理由は最後まで明らかにされることはないが、彼女もまたとても辛い思いをしたのだろうとの想像はつく。
だからと言って彼女は、そのお互いにとって都合の良い関係を良しとは思っていないことが言動から伝わってくる。

どんな作品なのかと言えば、邦画というより60~70年代のヨーロッパ的な男女の恋模様を日本の御伽噺風のプロットで描いた作品といった感じです。
邦画として観てしまうと、雰囲気は悪くないが渡瀬さんが格好よくて夏目さんが美しいだけの現実場馴れしたファンタジックな凡作にしか見えないかもしれません。
皆さんが観てきた作品とまたその作品をどのように観てきたかによって評価が別れると思います。

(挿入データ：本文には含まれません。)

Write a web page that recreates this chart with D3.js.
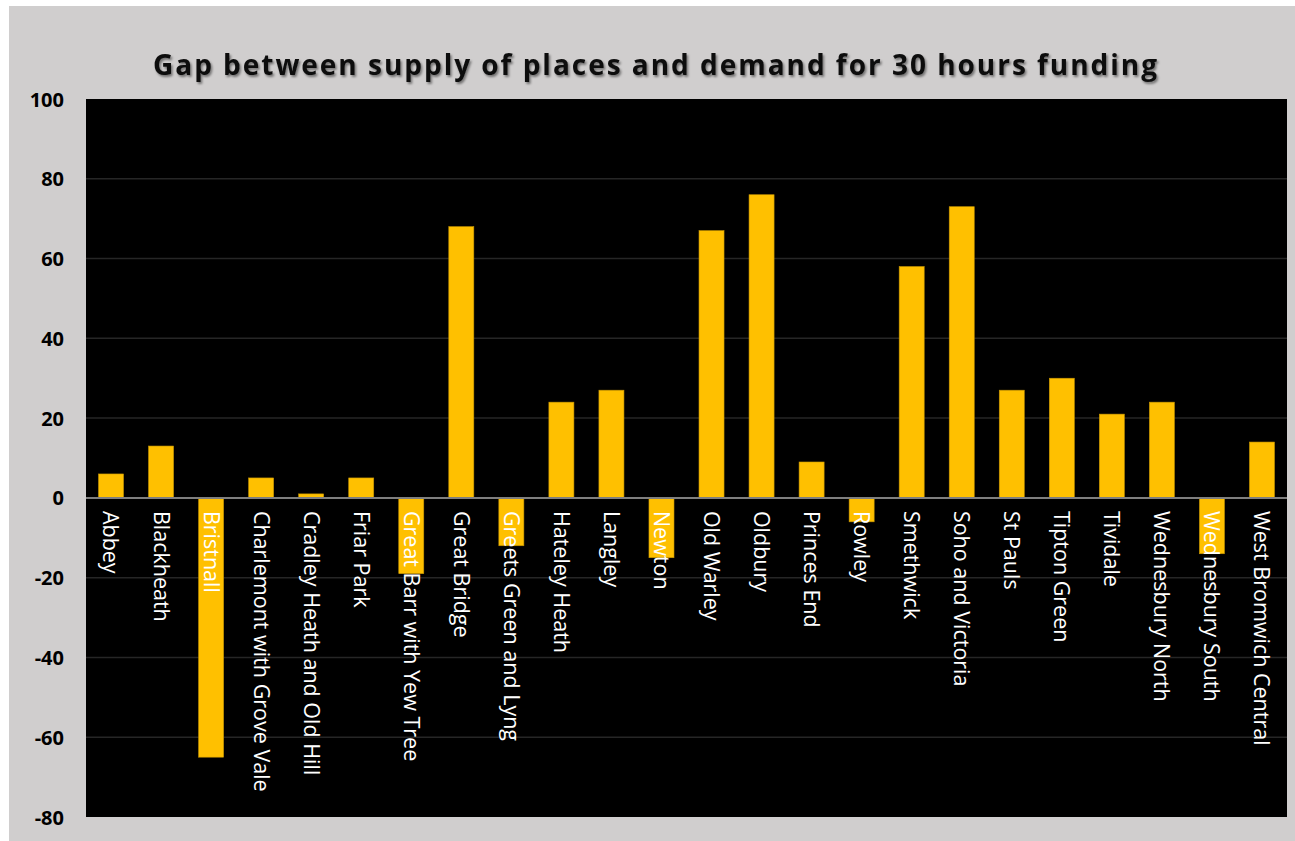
<html>
<head>
<meta charset="utf-8">
<title>Gap between supply of places and demand</title>
<script src="https://d3js.org/d3.v7.min.js"></script>
<style>
  body { margin: 0; background: #fff; }
  svg text { font-family: "Open Sans", sans-serif; }
</style>
</head>
<body>
<svg width="1295" height="841"></svg>
<script>
var wards = ["Abbey", "Blackheath", "Bristnall", "Charlemont with Grove Vale", "Cradley Heath and Old Hill",
  "Friar Park", "Great Barr with Yew Tree", "Great Bridge", "Greets Green and Lyng", "Hateley Heath",
  "Langley", "Newton", "Old Warley", "Oldbury", "Princes End", "Rowley", "Smethwick",
  "Soho and Victoria", "St Pauls", "Tipton Green", "Tividale", "Wednesbury North",
  "Wednesbury South", "West Bromwich Central"];
var gap = [6, 13, -65, 5, 1, 5, -19, 68, -12, 24, 27, -15, 67, 76, 9, -6, 58, 73, 27, 30, 21, 24, -14, 14];
var yTicks = [100, 80, 60, 40, 20, 0, -20, -40, -60, -80];
var chartTitle = "Gap between supply of places and demand for 30 hours funding";

var svg = d3.select("svg");
var pLeft = 86, pRight = 1287, pTop = 99, pBottom = 817;

// grey card behind everything
svg.append("rect").attr("x", 9).attr("y", 6).attr("width", 1286).attr("height", 835).attr("fill", "#d0cece");

// title with a soft shadow
var defs = svg.append("defs");
var f = defs.append("filter").attr("id", "shadow").attr("x", "-5%").attr("y", "-30%").attr("width", "110%").attr("height", "160%");
f.append("feDropShadow").attr("dx", 1.5).attr("dy", 2).attr("stdDeviation", 1.2).attr("flood-color", "#000").attr("flood-opacity", 0.45);

svg.append("text")
  .attr("x", 655).attr("y", 75)
  .attr("text-anchor", "middle")
  .attr("font-size", 28).attr("font-weight", "bold")
  .attr("textLength", 1004).attr("lengthAdjust", "spacing")
  .attr("fill", "#111")
  .attr("filter", "url(#shadow)")
  .text(chartTitle);

var x = d3.scaleBand().domain(wards).range([pLeft, pRight]).paddingInner(0.5).paddingOuter(0.25);
var y = d3.scaleLinear().domain([-80, 100]).range([pBottom, pTop]);

svg.append("rect").attr("x", pLeft).attr("y", pTop).attr("width", pRight - pLeft).attr("height", pBottom - pTop).attr("fill", "#000");

// gridlines
svg.append("g").selectAll("line").data(yTicks.filter(function(d) { return d != 0 && d != 100 && d != -80; }))
  .enter().append("line")
  .attr("x1", pLeft).attr("x2", pRight)
  .attr("y1", function(d) { return y(d); }).attr("y2", function(d) { return y(d); })
  .attr("stroke", "#262626").attr("stroke-width", 1.5);

// y axis labels (plain hyphen like the original)
var yAxis = svg.append("g").attr("transform", "translate(" + (pLeft - 22) + ",0)")
  .call(d3.axisLeft(y).tickValues(yTicks).tickSize(0).tickPadding(0).tickFormat(function(d) { return String(d); }));
yAxis.select(".domain").remove();
yAxis.selectAll("text")
  .attr("font-family", "'Liberation Sans', Arial, sans-serif")
  .attr("font-size", 20).attr("font-weight", "bold").attr("fill", "#000")
  .attr("dy", "0.35em");

// bars
svg.append("g").selectAll("rect").data(wards).enter().append("rect")
  .attr("x", function(d) { return x(d); })
  .attr("width", x.bandwidth())
  .attr("y", function(d, i) { return y(Math.max(0, gap[i])); })
  .attr("height", function(d, i) { return Math.abs(y(gap[i]) - y(0)); })
  .attr("fill", "#ffc000")
  .attr("stroke", "#c79500").attr("stroke-width", 0.6);

// zero line
svg.append("line").attr("x1", pLeft).attr("x2", pRight).attr("y1", y(0)).attr("y2", y(0))
  .attr("stroke", "#7f7f7f").attr("stroke-width", 2);

// category labels, rotated
svg.append("g").selectAll("text").data(wards).enter().append("text")
  .attr("transform", function(d) { return "translate(" + (x(d) + x.bandwidth() / 2) + "," + (y(0) + 13) + ") rotate(90)"; })
  .attr("dy", "0.35em")
  .attr("font-size", 21.5)
  .attr("fill", "#fff")
  .text(function(d) { return d; });
</script>
</body>
</html>
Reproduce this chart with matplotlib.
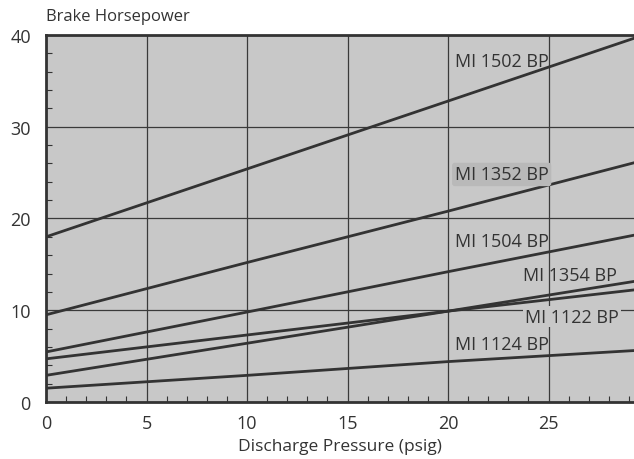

時代屋の店頭に並んでいる物それぞれには歴史があり、使っていた人たちの思い出が詰まっています。
私も古いものが大好きなのですが、きっとそれはそんな歴史や思い出を勝手に想像しながらあれやこれやと思いめぐらすことが楽しいからなのだと思います。
真弓はこんな話をします。
本来なら人に使われて寿命を全うし静かに死んでいく物たちを無理矢理生き返らせてもう一度使えるようにしてしまう私たちは残酷なのか?
それとも死にかけた物を優しく生き返らせて、新たに生きる道を与えている私たちは善人なのか?
安さんは優しくて、私は残酷なのかなぁ~
安さんも気付かないで残酷なのかもね~

また安さんと真弓以外にいくつかのサイドストーリーを描き、テーマに深みを持たせています。
闇市で生きてきた喫茶店を経営する根なし草の中年とアルバイトの女の子との恋の行方。
16の時に既婚者との駆け落ちに失敗した過去を持つクリーニング屋を経営する男とその妻との日常。
小さな居酒屋を営んでいる夫婦(妻は元プロレスラー)
東京で数年働き、結婚のために故郷へ帰る女と安さんのワンナイトラブ。

彼らも時代屋に並べられている商品同様、様々な歴史と思い出が詰まっているわけです。
そんな思い出たちを良くも悪くも最も引き立てる役割を担ってきたのが恋(愛)した思いなのではないでしょうか。

時代屋に飾られている振り子時計。
振り子が動いていようが、止まっていようが振り子時計に変わりはありません。
ただ止まっている振り子時計は時を刻めないし、30分・1時間おきに趣のある音を奏でることも出来ません。